III - Não suficiente, entendeu o juizo a quo que a confissão de dívida, referente a empréstimo destinado à própria sociedade, foi assinada pelo sócio majoritário Roberto da Silva Pereira. Ressaltou que o sócio ainda figurou pessoalmente como avalista, ofertando em garantia bem de sua propriedade, ou seja, não onerou bem comum da sociedade, razão pela qual a pretensão da autora não encontraria respaldo legal em face de instituição financeira.
IV - Com efeito, os atos praticados por sócio majoritário, que como já apontado onerou seu próprio bem na relação em comento, configuram verdadeira aplicação da teoria da aparência a proteger o terceiro que contrata de boa-fé. Ainda que assim não fosse, e se fosse possível reputar o contrato nulo em relação à sociedade, o sócio majoritário não deixaria de responder pela integralidade da dívida na condição de avalista, nem as dívidas renegociadas da pessoa jurídica seriam automaticamente extintas ou reputadas inexigíveis. Nestas condições, restaurar-se-ia o status quo anterior à renegociação.

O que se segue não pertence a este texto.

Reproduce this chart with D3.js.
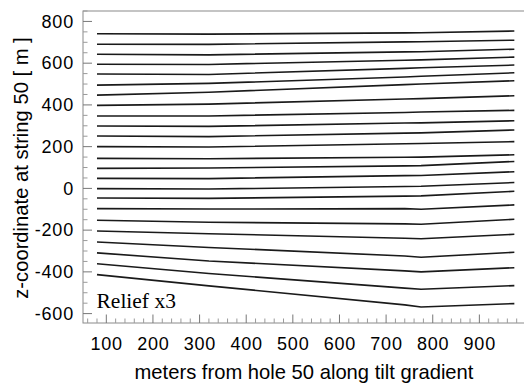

V - A ilustrar o entendimento, ainda que esta não seja exatamente a situação dos autos, é de se mencionar que se o sócio majoritário com poderes de administração contrata empréstimo junto a terceiros em favor da sociedade, mas em arrepio às disposições do contrato social, é ônus da pessoa jurídica proceder à imediata e integral restituição dos valores recebidos por meio do ato irregular, sob pena de restar configurado o enriquecimento ilícito da empresa que recebe valores apesar dos vícios intrínsecos do ato. Na ausência de configuração de fraude ou outro ato ilícito praticado sem qualquer benefício à empresa, não há fundamento para extinguir a obrigação da pessoa jurídica.
VI - Não merece reforma a sentença ao adotar o entendimento de que eventuais divergências e prejuízos deverão ser dirimidas entre os próprios sócios das empresas, em ação própria e sem a inclusão da instituição financeira ré. Por fim, cumpre destacar o teor da Súmula 286 do STJ, segundo a qual a renegociação de contrato bancário ou a confissão da dívida não impede a possibilidade de discussão sobre eventuais ilegalidades dos contratos anteriores.
VII - Apelação improvida. Honorários advocatícios majorados.